L’administrateur central

La boucle phonologique et le calepin visuo-spatial sont coordonnés par l’administrateur central. L’administrateur central est une composante de la mémoire de travail qui permet la réalisation de deux tâches en même temps : le stockage et le traitement de l’information.

 

Par exemple :

  • Jules est interprète en langue des signes. Pour signer le discours d’un élu régional, il doit retenir ce qu’il dit (stockage) et le traduire en langue des signes (traitement).
  • Lors d’un exercice de calcul mental, l’instituteur énonce oralement l’opération à effectuer sans l’écrire au tableau. L’élève doit se souvenir de l’opération (stockage) et effectuer le calcul mental pour parvenir au bon résultat (traitement).

 

Mémoire de travail, vieillissement et maladie d’Alzheimer

 

La mémoire de travail est impactée par le vieillissement normal du cerveau. Si les capacités de stockage et de traitement de l’information ne sont que peu altérées avec l’âge, de nombreuses études révèlent que les capacités d’attention s’amenuisent, entraînant des difficultés à bien s’imprégner des informations (processus d’encodage) et à s’en rappeler (processus de récupération).
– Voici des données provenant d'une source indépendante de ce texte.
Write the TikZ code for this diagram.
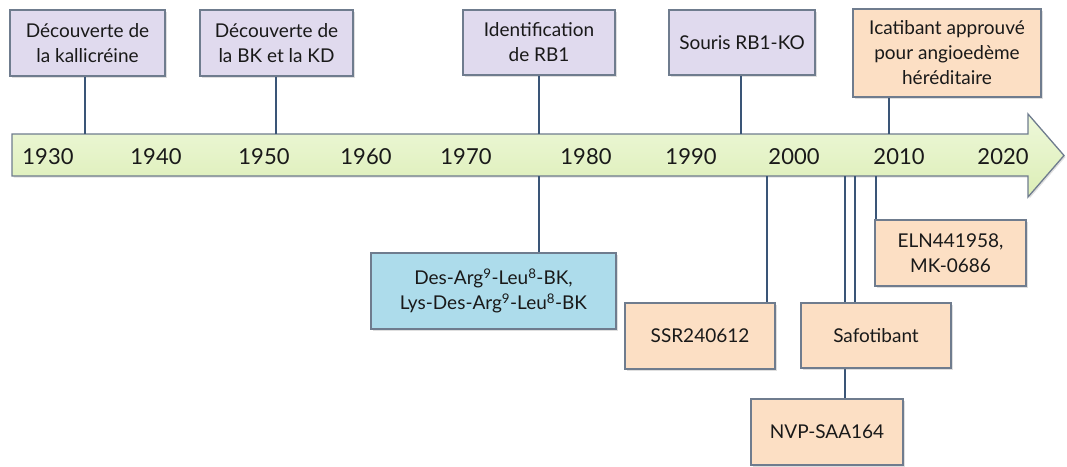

De plus, l’âge aurait un impact sur la capacité à bien imprimer des informations jugées moins pertinentes. Les adultes âgés sans pathologie particulière peuvent donc éprouver des difficultés à réaliser des tâches complexes faisant appel à la mémoire de travail, sans pour autant que ça ne soit un signe précurseur de démence.

 

En revanche, les personnes touchées par la maladie d’Alzheimer voient leur mémoire de travail plus sérieusement endommagée. Ils rapportent fréquemment des difficultés à suivre des conversations, à gérer leurs finances, à faire des calculs simples, etc.

Bien que l’on associe souvent la maladie d’Alzheimer à la mémoire épisodique, à savoir la mémoire des événements vécus, les troubles cités précédemment relèvent bel et bien de la mémoire de travail. Alors qu’un sujet sain est capable de retenir et restituer une suite de plus ou moins 7 éléments différents, les expériences ont montré que les patients atteints de la maladie d’Alzheimer échouent la plupart du temps à les restituer, ne serait-ce qu’au nombre de 5 (épreuve des 5 mots de Dubois). Les parties de la mémoire de travail qui sont atteintes et l’ampleur du déficit mnésique varie toutefois grandement en fonction des patients. Ces différences interindividuelles pourraient être liées au niveau d’évolution de la maladie, mais aussi à la présence de maladies vasculaires ou de signes dépressifs.